Kremlin Critic Alexei Navalny Placed in Solitary Confinement After Starting Union for Convicts

Kremlin Critic Alexei Navalny Placed in Solitary Confinement After Starting Union for Convicts
Opposition leader Alexei Navalny appears on a screen set up at a courtroom of the Moscow City Court via a video link from his prison colony during a hearing in Moscow on May 24, 2022. (Alexander Nemenov/AFP via Getty Images)
Tribune News Service
8/18/2022
Updated:
8/19/2022
By Jessica Schladebeck From New York Daily News

Alexei Navalny, an anti-corruption activist best-known for being Russian President Vladimir Putin’s loudest critic, revealed he has been ordered to spend time in solitary confinement.

“There’s only a mug and a book in my cell. I only get a spoon at mealtimes. They even took away my prison clothes and gave me temporary ones,” Navalny said in a Twitter thread shared on Monday. “Greetings from solitary confinement.”

His punishment comes just more than a week after he revealed that he set up a labor union for convicts, of which he said he was the only member at the time. So far, the organization has successfully argued for replacing backless stools with chairs in the prison’s sewing shop where he works, Navalny noted.

“The Kremlin wants to see its Gulag composed of silent slaves. But here I am rallying people and demanding that some laws be obeyed,” he said. “So I was summoned from my barrack to the commission, where they announced that video footage showed me regularly unbuttoning the top button of my prison robe while in the industrial zone (the robe is just a few sizes too small for me.”

“This, of course, characterizes me as an unrepentant, incorrigible villain,” the Kremlin critic continued. “That is why the decision was made to put me in a special housing unit.”
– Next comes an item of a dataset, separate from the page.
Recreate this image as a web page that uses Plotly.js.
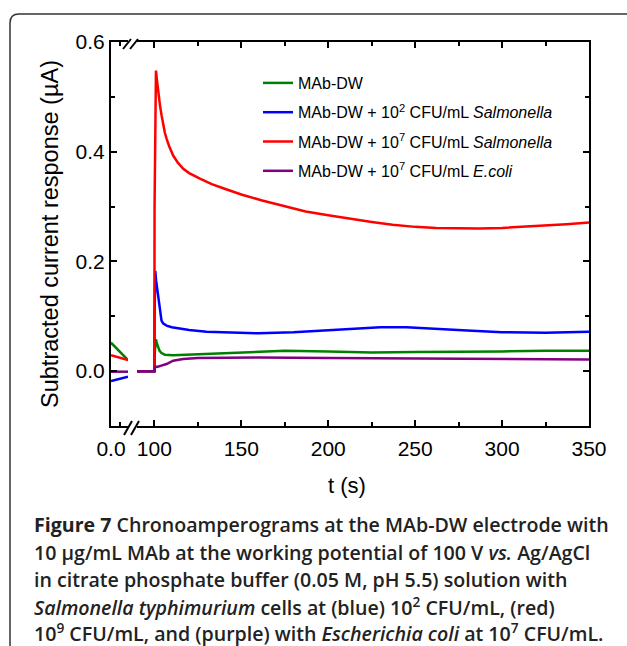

Navalny said that so far, he’s only spent three days in isolation, but also expressed concern that he would miss an upcoming visit with relatives, which he is allowed every four months.

“No visits are allowed to those in the SHU, so they say unless I ‘reconsider my attitude,’ it will become my permanent residence,” he said in a tweet. “It is not clear what attitude I should reconsider. Toward slave labor? Or toward Putin?”

Back in March, Navalny was sentenced to nine years at a high-security facility on fraud and contempt charges, which he has repeatedly claimed are politically motivated. He was initially arrested in January 2021 upon returning from a hospital in Germany, where he had been recuperating from what he has called an assassination attempt carried out by the Kremlin.

His followers revealed he first fell ill during a flight from Tomsk to Moscow in August 2020, with several labs around the world having since confirmed he was poisoned with the Soviet-era nerve agent, Novichok.

At that time, he was sentenced to more than two years in prison for violating probation.

Navalny in June said he could face an additional 15 years behind bars over allegations that he has encouraged unsanctioned rallies and that he created “an extremist group to fan hatred against officials and oligarchs.” He added any punishment is simply part of a government effort to keep him behind bars as long as possible.